Günümüzde hızla gelişen teknolojik yenilikler, yaşam alanlarımızı köklü bir şekilde değiştiriyor. Özellikle 'akıllı şehir' kavramı, modern yaşamın dinamiklerini yeniden şekillendirirken, sürdürülebilirlik ve verimlilik gibi önemli unsurları ön plana çıkarıyor. Akıllı şehir projeleri, internet bağlantılı cihazlar ve büyük veri analizi kullanarak şehirlerin altyapısını, transport sistemlerini ve enerji tüketimini optimize etmeyi hedefliyor.

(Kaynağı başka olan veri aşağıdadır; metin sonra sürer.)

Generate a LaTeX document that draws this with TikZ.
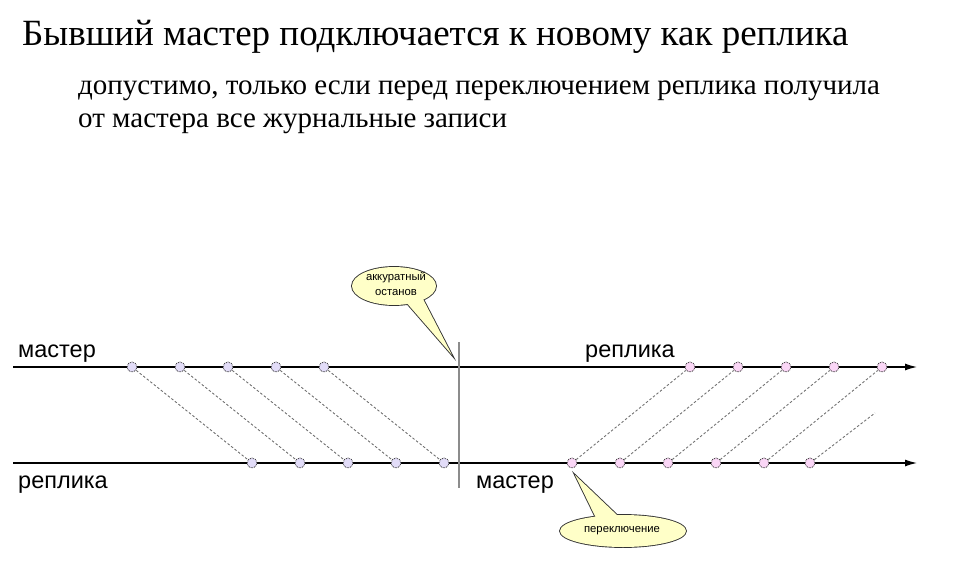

Bu dönüşüm, sadece şehirleri değil, aynı zamanda halkın gündelik yaşamını da etkileyecek çeşitli yenilikler sunmaktadır. İşte bu akıllı şehir projeleriyle birlikte yaşamımızda meydana gelecek çarpıcı değişiklikler.
Akıllı şehirlerin temel bileşenleri arasında nesnelerin interneti (IoT), veri analizi, yapay zeka ve ulaşım sistemleri yer alıyor. Nesnelerin interneti, şehir içindeki cihazların birbirleriyle bağlantı kurarak bilgi alışverişi yapmalarını sağlıyor. Örneğin, akıllı ışık sistemleri, trafik akışını analiz ederek gereksiz yere enerji tüketimini azaltıyor. Bu tür sistemler yalnızca enerji verimliliği sağlamakla kalmayıp, aynı zamanda trafik sıkışıklığını da en aza indirgemek amacıyla optimize ediliyor.

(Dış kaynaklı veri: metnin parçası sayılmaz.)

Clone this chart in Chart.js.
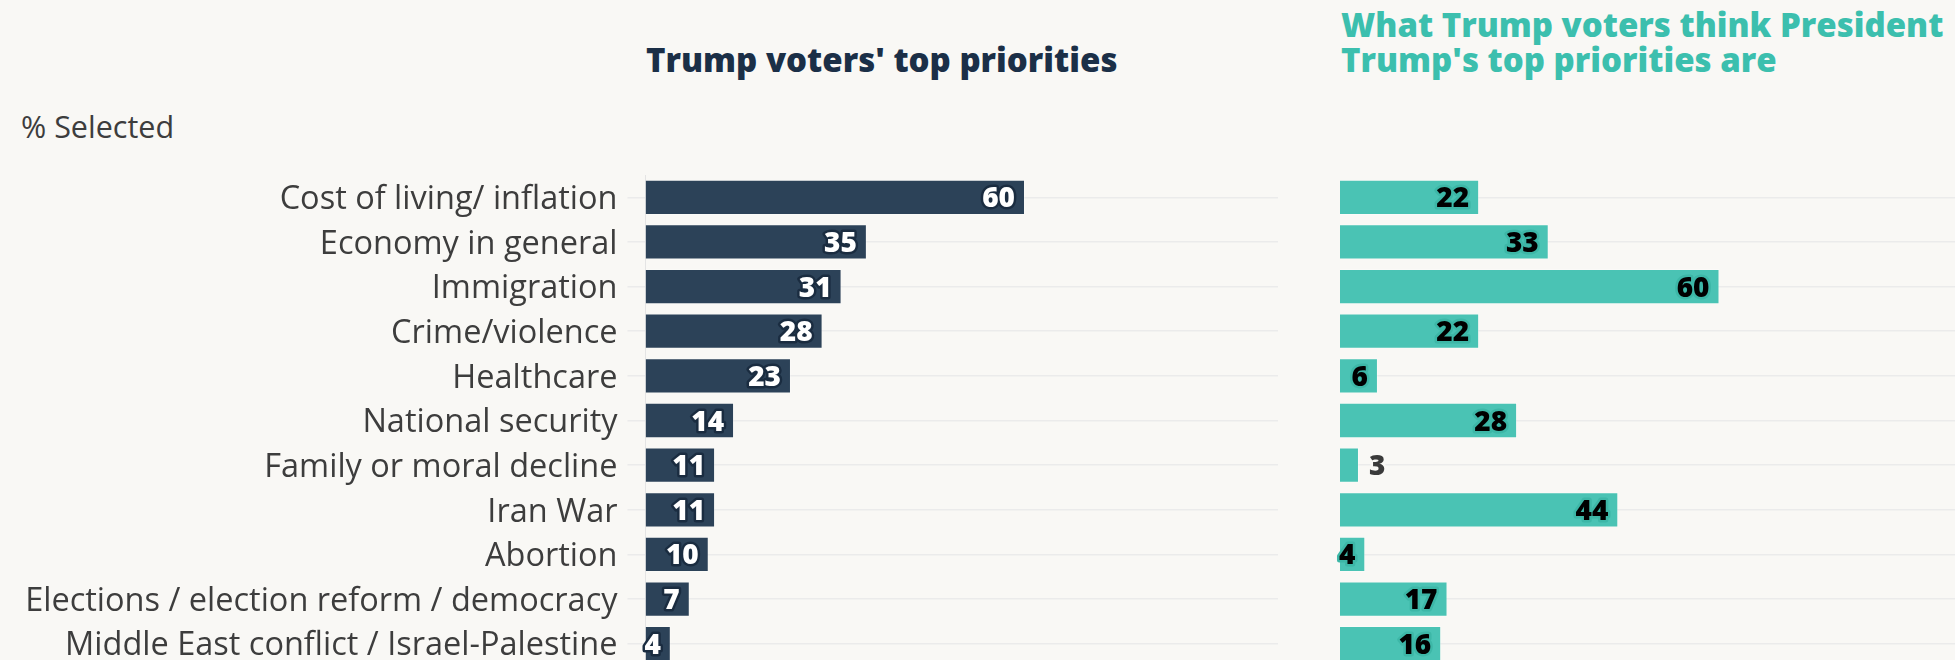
<!DOCTYPE html>
<html>
<head>
<meta charset="utf-8">
<script src="https://cdn.jsdelivr.net/npm/chart.js@4"></script>
<style>
  html, body { margin: 0; padding: 0; background: #f9f8f5; }
  .wrap { position: relative; width: 1955px; height: 660px; overflow: hidden; background: #f9f8f5; font-family: "Open Sans", Lato, sans-serif; }
  .title { position: absolute; font-weight: 800; font-size: 33px; line-height: 35px; white-space: nowrap; }
  #t-left { left: 646px; top: 41.5px; color: #1b2f47; }
  #t-right { left: 1341px; top: 6.5px; color: #3cbfae; }
  #unit { position: absolute; left: 21px; top: 112.5px; font-size: 30.5px; line-height: 27px; color: #3d3d3d; }
  canvas { position: absolute; top: 0; }
  #left { left: 0; }
  #right { left: 1300px; }
</style>
</head>
<body>
<div class="wrap">
  <div class="title" id="t-left">Trump voters' top priorities</div>
  <div class="title" id="t-right">What Trump voters think President<br>Trump's top priorities are</div>
  <div id="unit">% Selected</div>
  <canvas id="left" width="1300" height="700"></canvas>
  <canvas id="right" width="700" height="700"></canvas>
</div>
<script>
const categories = [
  "Cost of living/ inflation",
  "Economy in general",
  "Immigration",
  "Crime/violence",
  "Healthcare",
  "National security",
  "Family or moral decline",
  "Iran War",
  "Abortion",
  "Elections / election reform / democracy",
  "Middle East conflict / Israel-Palestine",
];
const voterPriorities = [60, 35, 31, 28, 23, 14, 11, 11, 10, 7, 4];
const trumpPriorities = [22, 33, 60, 22, 6, 28, 3, 44, 4, 17, 16];

const NAVY = "#2c4258";
const TEAL = "#4ac3b4";
const BG = "#f9f8f5";
const FONT = "Open Sans";

// value labels: inside the bar end, or just outside when the bar is too short
const valueLabels = {
  id: "valueLabels",
  afterDatasetsDraw(chart, args, opts) {
    const { ctx } = chart;
    const meta = chart.getDatasetMeta(0);
    const values = chart.data.datasets[0].data;
    ctx.save();
    ctx.font = `800 28px "${FONT}"`;
    ctx.lineJoin = "round";
    ctx.textBaseline = "alphabetic";
    meta.data.forEach((bar, i) => {
      const v = values[i];
      const inside = v > 3;
      const x = inside ? bar.x - 10 : bar.x + 10;
      ctx.textAlign = inside ? "right" : "left";
      ctx.lineWidth = 5;
      ctx.strokeStyle = inside ? opts.halo : BG;
      ctx.fillStyle = inside ? opts.color : "#3a3a3a";
      ctx.strokeText(String(v), x, bar.y + 10);
      ctx.fillText(String(v), x, bar.y + 10);
    });
    ctx.restore();
  },
};

function draw() {
  new Chart(document.getElementById("left"), {
    type: "bar",
    data: {
      labels: categories,
      datasets: [
        {
          data: voterPriorities,
          backgroundColor: NAVY,
          borderColor: "rgba(255,255,255,0.25)",
          borderWidth: 1,
          barPercentage: 0.79,
          categoryPercentage: 1,
        },
      ],
    },
    options: {
      indexAxis: "y",
      responsive: false,
      animation: false,
      layout: { padding: { top: 175, bottom: 34, right: 22, left: 0 } },
      plugins: {
        legend: { display: false },
        tooltip: { enabled: false },
        valueLabels: { color: "#ffffff", halo: "#1a2c40" },
      },
      scales: {
        x: { display: false, min: 0, max: 100 },
        y: {
          afterFit: (s) => {
            s.width = 645.5;
          },
          grid: { offset: false, color: "#ebebeb", lineWidth: 1.5, tickLength: 18 },
          border: { display: true, color: "#e4e4e4" },
          ticks: {
            padding: 10,
            labelOffset: 2.5,
            color: "#3d3d3d",
            font: { family: FONT, size: 32.5 },
          },
        },
      },
    },
    plugins: [valueLabels],
  });

  new Chart(document.getElementById("right"), {
    type: "bar",
    data: {
      labels: categories,
      datasets: [
        {
          data: trumpPriorities,
          backgroundColor: TEAL,
          borderColor: "rgba(255,255,255,0.3)",
          borderWidth: 1,
          barPercentage: 0.79,
          categoryPercentage: 1,
        },
      ],
    },
    options: {
      indexAxis: "y",
      responsive: false,
      animation: false,
      layout: { padding: { top: 175, bottom: 34, right: 27.5, left: 0 } },
      plugins: {
        legend: { display: false },
        tooltip: { enabled: false },
        valueLabels: { color: "#000000", halo: "#3db7a7" },
      },
      scales: {
        x: { display: false, min: 0, max: 100 },
        y: {
          afterFit: (s) => {
            s.width = 40;
          },
          grid: { offset: false, color: "#ebebeb", lineWidth: 1.5, drawTicks: false },
          border: { display: false },
          ticks: { display: false },
        },
      },
    },
    plugins: [valueLabels],
  });
}

Promise.all([
  document.fonts.load(`32.5px "${FONT}"`),
  document.fonts.load(`800 28px "${FONT}"`),
  document.fonts.load(`800 33px "${FONT}"`),
]).then(draw, draw);
</script>
</body>
</html>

Bunun yanı sıra, büyük veri analizi, şehir yöneticilerine kritik kararlar almada yardımcı oluyor. Anlık veri toplama ve analizle, belediyeler hava kalitesinden trafik durumuna kadar pek çok faktörü takip edebiliyor. Böylece, daha etkili politikalar geliştirebiliyorlar. Ayrıca, yapay zeka kullanımı da şehir yaşamını daha güvenli hale getiriyor. Güvenlik kameraları, anormal davranışları algılayabiliyor, bu da suç oranlarının düşmesine katkı sağlıyor.
Geleceğin şehirlerinde sürdürülebilirlik, en önemli hedeflerden biri haline geliyor. Akıllı şehir projeleri, enerji verimliliği sağlamakla birlikte, çevre dostu uygulamaları da teşvik ediyor. Örneğin, güneş panelleri ve rüzgar türbinleri gibi yenilenebilir enerji kaynakları, şehirlerin enerji ihtiyacını karşılamada önemli bir rol üstleniyor. Ayrıca, atık yönetim sistemleri, geri dönüşümü artırarak, kaynakların daha verimli kullanılmasına yardımcı oluyor.
Şehirlerde yeşil alanların artırılması, insanların daha sağlıklı bir yaşam sürmelerine katkı sağlarken, aynı zamanda şehir sıcaklıklarını da dengelemeye yardımcı oluyor. Akıllı sulama sistemleri, bu yeşil alanların bakımını daha etkin hale getiriyor. Su tasarrufu sağlayan bu sistemler, sensörler aracılığıyla toprak nemini tespit ederek otomatik olarak sulama yapabiliyor.
Akıllı şehir projeleri, sadece çevre dostu uygulamalarla sınırlı kalmıyor. Aynı zamanda toplumsal yaşamı da köklü bir şekilde değiştiriyor. Akıllı ulaşım sistemleri, toplu taşıma araçlarının zamanında ve güvenli bir şekilde hareket etmesini sağlarken, bireysel ulaşımda da elektrikli araçlar ve bisiklet paylaşımları teşvik ediliyor. Bu sayede, hem trafiğin azaltılması hem de bireylerin daha sağlıklı bir yaşam sürmeleri hedefleniyor.
Tüm bu yeniliklerin yanı sıra, akıllı şehir projelerinin başarılı bir şekilde gerçekleştirilmesi için teknoloji şirketleri, hükümetler ve yerel halk arasında işbirliği şart. Şehir sakinleri, bu dönüşüm sürecinde aktif bir rol oynamalı ve projelerin nasıl gelişeceğine dair geri bildirimde bulunmalıdır. Böylece, herkesin yararına olacak çözümler üretilmesi sağlanabilir.
Kısacası, akıllı şehir projeleri, yaşam alanlarımızı daha verimli, sürdürülebilir ve yaşanılabilir hale getirmek amacıyla geliştirilmiş kapsamlı bir vizyondur. Teknolojinin tüm nimetlerinden faydalanarak, şehirlerimizi daha akıllı birer yaşam alanı haline getirmek, gelecekteki nesillere daha sürdürülebilir bir dünya sunma hedefi ile mümkündür.